Lyttelton Times March 28, 1865

The barque Rachel, from London, was signalled from the Countess of Seafield as early as half past seven o'clock on Sunday morning, but it was near one o'clock before she brought up off Officer's Point. Captain Brodie reports leaving the East India Docks on December 1st and Gravesend on December 3rd. From this date to the 9th was detained in the Downs by strong westerly gales, landed the pilot off the Isle of Wight on the 18th, experienced light winds on the line, which was crossed on January 10, and the meridian of the Cape of Good Hope on February 9, sighted the Snares March 19; met with a succession of N. E. gales along the coast and arrived at the heads at six o'clock on Sunday morning, but owing to the fog prevailing it was considered desirable to stand out to sea again till the flood tide.

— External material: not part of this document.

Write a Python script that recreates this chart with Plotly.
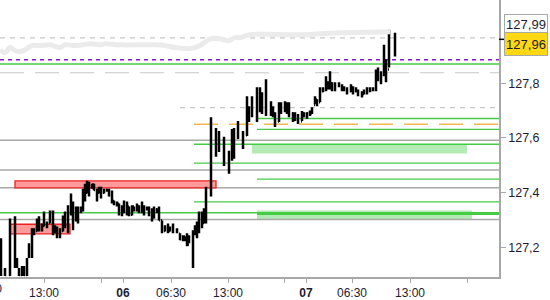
import plotly.graph_objects as go

# ---- bar data (time position, high, low, open, close) ----
t = [1,5,10,15,17,19,22,24,27,29,32,34,37,39,42,44,47,50,53,55,57,60,63,65,68,71,73,76,78,81,83,85,87,89,92,94,97,99,101,104,107,109,112,114,117,119,122,124,127,129,132,134,137,139,142,144,147,149,152,154,157,159,162,165,168,170,173,177,180,183,185,187,189,193,195,197,199,202,204,206,211,216,219,224,229,232,234,238,243,247,249,252,257,260,262,266,271,273,275,279,281,285,287,289,293,295,298,302,304,307,310,312,315,317,320,323,326,328,330,332,335,339,342,344,347,351,353,356,358,362,364,367,370,373,376,378,381,384,386,389,395]
high = [127.234,127.125,127.306,127.314,127.162,127.125,127.133,127.133,127.162,127.216,127.270,127.270,127.306,127.314,127.288,127.332,127.295,127.335,127.335,127.281,127.277,127.270,127.317,127.332,127.354,127.397,127.368,127.350,127.350,127.350,127.415,127.433,127.444,127.440,127.433,127.433,127.415,127.422,127.422,127.415,127.415,127.415,127.408,127.372,127.368,127.361,127.354,127.372,127.368,127.350,127.354,127.350,127.361,127.354,127.368,127.354,127.350,127.350,127.343,127.350,127.343,127.350,127.299,127.281,127.288,127.277,127.288,127.270,127.252,127.245,127.241,127.252,127.245,127.263,127.281,127.295,127.332,127.332,127.343,127.422,127.676,127.636,127.625,127.604,127.553,127.633,127.636,127.662,127.625,127.752,127.716,127.752,127.785,127.785,127.767,127.814,127.734,127.716,127.694,127.730,127.730,127.734,127.730,127.730,127.694,127.694,127.687,127.698,127.694,127.694,127.700,127.712,127.752,127.741,127.785,127.785,127.825,127.807,127.843,127.803,127.803,127.803,127.796,127.789,127.785,127.796,127.789,127.785,127.777,127.770,127.777,127.785,127.785,127.785,127.850,127.857,127.843,127.940,127.886,127.995,127.984]
low = [127.096,127.096,127.096,127.125,127.125,127.096,127.096,127.096,127.096,127.162,127.162,127.245,127.259,127.259,127.259,127.277,127.270,127.288,127.245,127.252,127.234,127.234,127.259,127.270,127.252,127.317,127.263,127.295,127.288,127.325,127.332,127.368,127.397,127.386,127.415,127.408,127.368,127.397,127.379,127.397,127.404,127.386,127.361,127.354,127.350,127.317,127.314,127.325,127.317,127.314,127.317,127.332,127.332,127.325,127.325,127.317,127.335,127.314,127.295,127.306,127.325,127.299,127.252,127.259,127.252,127.259,127.252,127.252,127.227,127.223,127.223,127.205,127.216,127.125,127.245,127.234,127.252,127.270,127.288,127.288,127.386,127.531,127.549,127.498,127.469,127.517,127.524,127.596,127.560,127.607,127.658,127.676,127.658,127.694,127.687,127.680,127.680,127.676,127.640,127.658,127.687,127.694,127.687,127.676,127.658,127.662,127.651,127.662,127.676,127.669,127.680,127.687,127.723,127.716,127.730,127.767,127.770,127.777,127.777,127.770,127.770,127.785,127.770,127.770,127.759,127.767,127.759,127.767,127.752,127.748,127.759,127.759,127.767,127.770,127.770,127.807,127.796,127.825,127.803,127.857,127.897]
open_ = [127.20,127.12,127.10,127.29,127.15,127.12,127.10,127.12,127.10,127.17,127.20,127.25,127.26,127.29,127.27,127.28,127.29,127.29,127.32,127.26,127.27,127.24,127.26,127.30,127.28,127.34,127.36,127.30,127.33,127.33,127.34,127.40,127.40,127.43,127.42,127.43,127.41,127.40,127.41,127.40,127.41,127.41,127.39,127.37,127.36,127.36,127.33,127.35,127.33,127.35,127.32,127.35,127.34,127.35,127.33,127.35,127.34,127.34,127.32,127.31,127.34,127.33,127.30,127.26,127.27,127.26,127.27,127.26,127.25,127.23,127.24,127.23,127.21,127.23,127.25,127.27,127.28,127.31,127.29,127.33,127.40,127.62,127.56,127.60,127.51,127.53,127.60,127.60,127.62,127.61,127.70,127.69,127.70,127.77,127.71,127.72,127.69,127.71,127.69,127.66,127.72,127.70,127.72,127.70,127.69,127.67,127.68,127.66,127.69,127.68,127.69,127.69,127.72,127.74,127.73,127.77,127.78,127.80,127.79,127.80,127.78,127.79,127.79,127.78,127.78,127.77,127.78,127.77,127.77,127.76,127.76,127.77,127.78,127.78,127.78,127.84,127.82,127.83,127.88,127.85,127.97]
close = [127.11,127.10,127.29,127.14,127.13,127.10,127.12,127.10,127.15,127.20,127.25,127.26,127.29,127.27,127.28,127.31,127.28,127.32,127.26,127.27,127.24,127.26,127.30,127.28,127.34,127.38,127.30,127.33,127.30,127.34,127.40,127.38,127.43,127.40,127.43,127.41,127.38,127.41,127.39,127.41,127.41,127.39,127.37,127.36,127.36,127.33,127.35,127.33,127.36,127.32,127.35,127.34,127.35,127.33,127.36,127.33,127.34,127.32,127.31,127.34,127.33,127.30,127.26,127.27,127.26,127.27,127.26,127.26,127.23,127.24,127.23,127.21,127.23,127.24,127.27,127.28,127.32,127.29,127.33,127.40,127.62,127.56,127.60,127.51,127.53,127.62,127.55,127.64,127.58,127.74,127.68,127.74,127.77,127.71,127.74,127.69,127.72,127.69,127.66,127.72,127.70,127.72,127.70,127.69,127.67,127.68,127.66,127.69,127.68,127.69,127.69,127.70,127.74,127.73,127.77,127.78,127.81,127.79,127.80,127.78,127.79,127.79,127.78,127.78,127.77,127.78,127.77,127.78,127.76,127.76,127.77,127.78,127.78,127.78,127.84,127.82,127.83,127.90,127.84,127.97,127.96]

# ---- smoothed grey line ----
ma_t = [0,5,10,15,20,25,32,40,50,60,65,75,90,100,105,120,155,165,175,190,200,210,220,228,235,240,250,300,340,390]
ma_v = [127.922,127.911,127.930,127.919,127.915,127.922,127.937,127.937,127.940,127.930,127.940,127.937,127.944,127.940,127.944,127.940,127.940,127.937,127.930,127.926,127.937,127.962,127.962,127.955,127.966,127.966,127.977,127.977,127.984,127.988]

# ---- horizontal levels: (value, start, colour, width, dash) ----
level_val   = [127.965, 127.885, 127.870, 127.838, 127.711, 127.671, 127.650, 127.631, 127.5915, 127.577, 127.508, 127.483, 127.450, 127.418, 127.367, 127.327, 127.323, 127.302]
level_start = [0, 0, 0, 0, 180, 257, 194, 257, 0, 194, 194, 0, 257, 0, 194, 0, 257, 0]
level_col   = ['#c8c8c8', '#8a10c8', '#44cc44', '#c8c8c8', '#c8c8c8', '#44cc44', '#f2b850', '#44cc44', '#a8a8a8', '#44cc44', '#44cc44', '#a8a8a8', '#44cc44', '#a8a8a8', '#44cc44', '#44cc44', '#44cc44', '#a8a8a8']
level_w     = [1.2, 1.5, 1.5, 1.2, 1.2, 1.3, 1.3, 1.3, 1.5, 1.3, 1.3, 1.5, 1.3, 1.5, 1.3, 1.3, 2.5, 1.5]
level_dash  = ['5px,5px', '4px,4px', 'solid', '24px,11px', '5px,5px', 'solid', '24px,11px', 'solid', 'solid', 'solid', 'solid', 'solid', 'solid', 'solid', 'solid', 'solid', 'solid', 'solid']

# ---- zones: (t0, t1, v_low, v_high) ----
green_zones = [(252, 467, 127.543, 127.578), (257, 472, 127.304, 127.335)]
red_zones = [(15, 216, 127.418, 127.443), (10, 70, 127.250, 127.285)]

tick_pos = [44, 101, 123, 171, 228, 284, 306, 352, 410, 467]
tick_txt = ['13:00', '', '<b>06</b>', '06:30', '13:00', '', '<b>07</b>', '06:30', '13:00', '']
y_ticks = [127.2, 127.4, 127.6, 127.8]
y_txt = ['127,2', '127,4', '127,6', '127,8']
high_label = 127.99
last_label = 127.96

X_MAX = 499
FONT = 'Liberation Sans, Arial, sans-serif'
TXT = '#1c1c34'

fig = go.Figure()
fig.add_trace(go.Scatter(x=ma_t, y=ma_v, mode='lines', line=dict(color='#ebebeb', width=5, shape='spline'),
                         hoverinfo='skip', showlegend=False))
fig.add_trace(go.Ohlc(x=t, open=open_, high=high, low=low, close=close,
                      increasing_line_color='black', decreasing_line_color='black',
                      line_width=2.5, tickwidth=0.45, showlegend=False))

shapes = []
for (a, b, lo, hi) in green_zones:
    shapes.append(dict(type='rect', xref='x', yref='y', x0=a, x1=b, y0=lo, y1=hi,
                       fillcolor='#b4eab4', line=dict(width=0), layer='below'))
for v, s, c, w, d in zip(level_val, level_start, level_col, level_w, level_dash):
    shapes.append(dict(type='line', xref='x', yref='y', x0=s, x1=X_MAX, y0=v, y1=v,
                       line=dict(color=c, width=w, dash=d), layer='below'))
for (a, b, lo, hi) in red_zones:
    shapes.append(dict(type='rect', xref='x', yref='y', x0=a, x1=b, y0=lo, y1=hi,
                       fillcolor='#ff9a9a', line=dict(color='#ee2020', width=1.3), layer='below'))
# marker tick for the last price on the axis
shapes.append(dict(type='line', xref='paper', yref='y', x0=1.0, x1=1.011, y0=last_label, y1=last_label,
                   line=dict(color='black', width=1.5)))

annotations = [
    dict(xref='paper', yref='y', x=1.0, y=high_label, xanchor='left', yanchor='middle', xshift=5, yshift=7,
         text=f'{high_label:.2f}'.replace('.', ','), showarrow=False,
         font=dict(family=FONT, size=13, color=TXT), bgcolor='white', bordercolor='#a8a8a8',
         borderwidth=1, borderpad=1, width=40, height=16),
    dict(xref='paper', yref='y', x=1.0, y=last_label, xanchor='left', yanchor='middle', xshift=5, yshift=-5,
         text=f'{last_label:.2f}'.replace('.', ','), showarrow=False,
         font=dict(family=FONT, size=13, color=TXT), bgcolor='#ffd814', bordercolor='#a8a8a8',
         borderwidth=1, borderpad=1, width=40, height=20),
    dict(xref='paper', yref='paper', x=-0.026, y=-0.043, xanchor='center', yanchor='middle',
         text='06:30', showarrow=False, font=dict(family=FONT, size=12, color=TXT)),
]

fig.update_layout(
    width=550, height=300, margin=dict(l=0, r=51, t=0, b=21),
    paper_bgcolor='white', plot_bgcolor='white', showlegend=False,
    shapes=shapes, annotations=annotations,
    xaxis=dict(range=[0, X_MAX], tickmode='array', tickvals=tick_pos, ticktext=tick_txt,
               showgrid=False, zeroline=False, showline=True, linecolor='#a8a8a8', linewidth=1.5,
               ticks='outside', ticklen=4, tickcolor='#a8a8a8',
               tickfont=dict(family=FONT, size=12, color=TXT), rangeslider=dict(visible=False),
               fixedrange=True),
    yaxis=dict(range=[127.0925, 128.1035], side='right', tickmode='array', tickvals=y_ticks, ticktext=y_txt,
               showgrid=False, zeroline=False, showline=True, linecolor='#a8a8a8', linewidth=1.5,
               ticks='outside', ticklen=5, tickcolor='#a8a8a8',
               tickfont=dict(family=FONT, size=12.5, color=TXT), fixedrange=True),
)

fig.write_html('out.html')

During the passage several persons suffered from attacks of dysentery. One you man named James Bell a farmer from the north of Ireland, aged 24 years died on January 2. Captain Brodie, in the absence of a medical officer had to prescribe to the patients and with this exception, out of several sever cases, brought to a state of convalescence. The passage occupied altogether from the Docks to Lyttelton about 104 days, but from the Downs to sighting land about ninety-seven days. The Rachel is a good serviceable North country built vessel. She was launched at Pallion in the county of Durham, in 1857, was employed in the China trade for some years, and last year arrived with a valuable cargo at Otago. Her manifest on the present trip shows she can stow a large amount of goods. She is consigned to Mr D. Davis, Norwich Quay.